Plaintiff Willcox brought an ERISA case against Liberty Life Assurance Co. of Boston and she won on summary judgment. The case went up on appeal. Plaintiff prevailed on that appeal. Then, when the case went back down to U.S. District Court Judge Paul Magnuson (D. Minn.) for a statutory award of attorneys’ fees for the prevailing plaintiff, the district court “zeroed” the plaintiff on fees. (Denial of the petition for attorneys’ fees is here.)
In the decision, Judge Magnuson chided plaintiff’s counsel for his “vitriolic argument.” Earlier, the Judge had cautioned the plaintiff’s lawyer for his “threatening and venomous” language.
Counsel for Defendant Liberty Life sets out the nature of plaintiff’s counsel’s “venomous” language on pages 22-29 of their brief. Plaintiff’s counsel suggests that, to the extent the fee award was denied due to this “vitriolic” language, this would be in the nature of a sanction, which would usually provide for due process and opportunity to be heard (not provided here) (her brief is here). To the extent the claimed fees were excessive, Plaintiff’s counsel argued, they should be reduced, not eliminated. (The case was argued before the U.S. Court of Appeals for the Eighth Circuit on March 10 (Case No. 09-2363.)

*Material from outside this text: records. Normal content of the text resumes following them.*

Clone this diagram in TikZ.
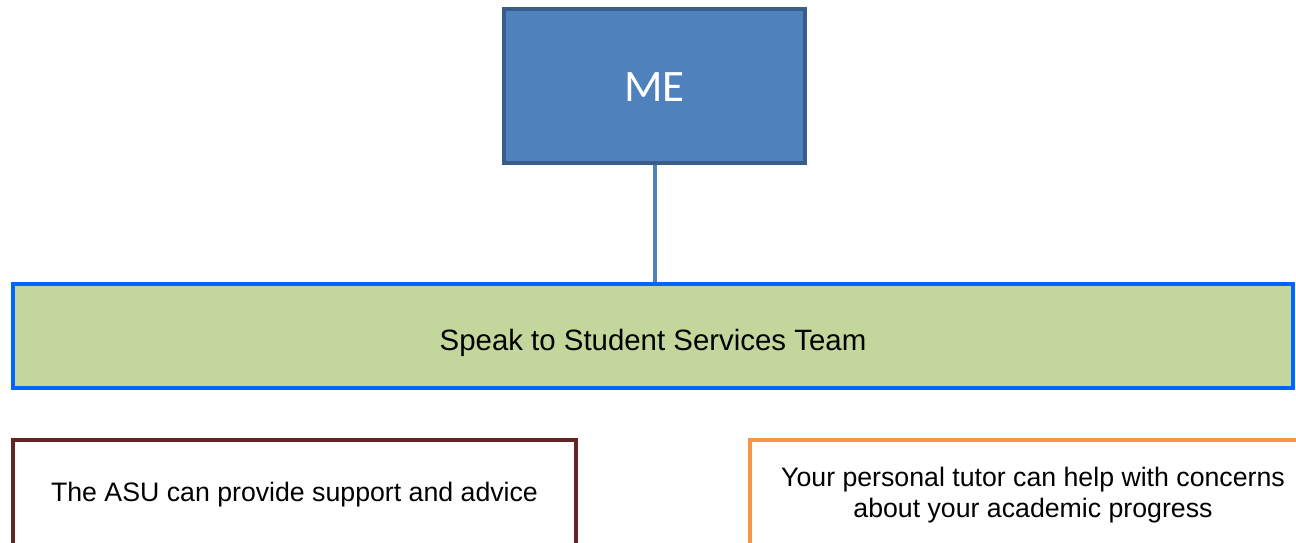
\documentclass[tikz,border=0pt]{standalone}
\usepackage{fontspec}
\setmainfont{Liberation Sans}
\newfontfamily\mefont{Carlito}
\definecolor{meblue}{HTML}{4F81BD}
\definecolor{meedge}{HTML}{385D8A}
\definecolor{teamgreen}{HTML}{C3D69B}
\definecolor{teamedge}{HTML}{0066FF}
\definecolor{asuedge}{HTML}{632523}
\definecolor{tutoredge}{HTML}{F79646}
\tikzset{box/.style={draw, line width=4pt, rectangle, inner sep=0pt, align=center,
    font=\fontsize{26.7}{31}\selectfont}}

\begin{document}
\begin{tikzpicture}[x=1pt,y=-1pt]
    \useasboundingbox (0,0) rectangle (1296,543);
    \clip (0,0) rectangle (1296,543);
    \node[box, fill=meblue, draw=meedge, text=white, minimum width=301pt, minimum height=154pt,
      text height=32pt, text depth=0pt, font=\mefont\fontsize{45}{50}\selectfont] (me) at (654.5,86) {ME};
    \node[box, fill=teamgreen, draw=teamedge, minimum width=1280pt, minimum height=104pt,
      text height=28pt, text depth=0pt, font=\fontsize{29.4}{34}\selectfont] (team) at (653,336) {Speak to Student Services Team};
    \node[box, draw=asuedge, minimum width=563pt, minimum height=110pt] (asu) at (294.5,495) {The ASU can provide support and advice};
    \node[box, draw=tutoredge, minimum width=566pt, minimum height=110pt] (tutor) at (1033,495) {Your personal tutor can help with concerns\\about your academic progress};
    \draw[meblue, line width=4pt] (me.south) -- (me.south |- team.north);
  \end{tikzpicture}
\end{document}
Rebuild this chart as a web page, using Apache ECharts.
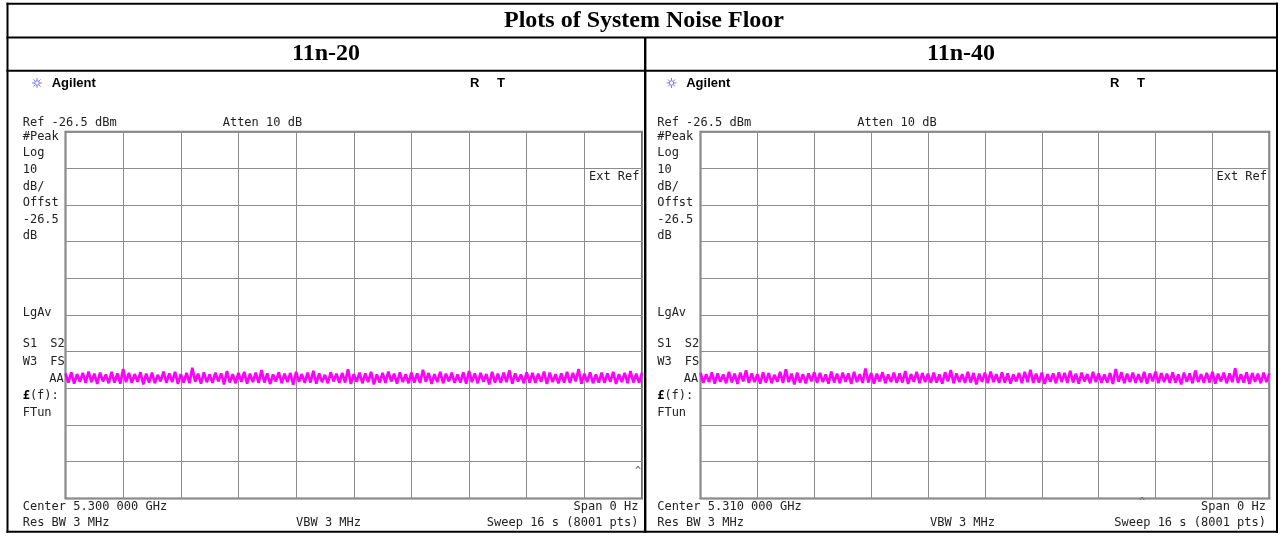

Plaintiff’s counsel also suggested that the comparison of a $200,000+ fee petition and a $14,800 award was deceptive because the award was for disability benefits, on-going in nature.
Ultimately, there is a fairly important message here for Minnesota civil litigators: Judge Magnuson is not unique among the federal bench in Minnesota (and in Minnesota courts, generally). The bench here generally has little tolerance for “scorched earth” litigation tactics or unnecessarily combative and antagonistic lawyering; bombastic counsel should proceed with caution.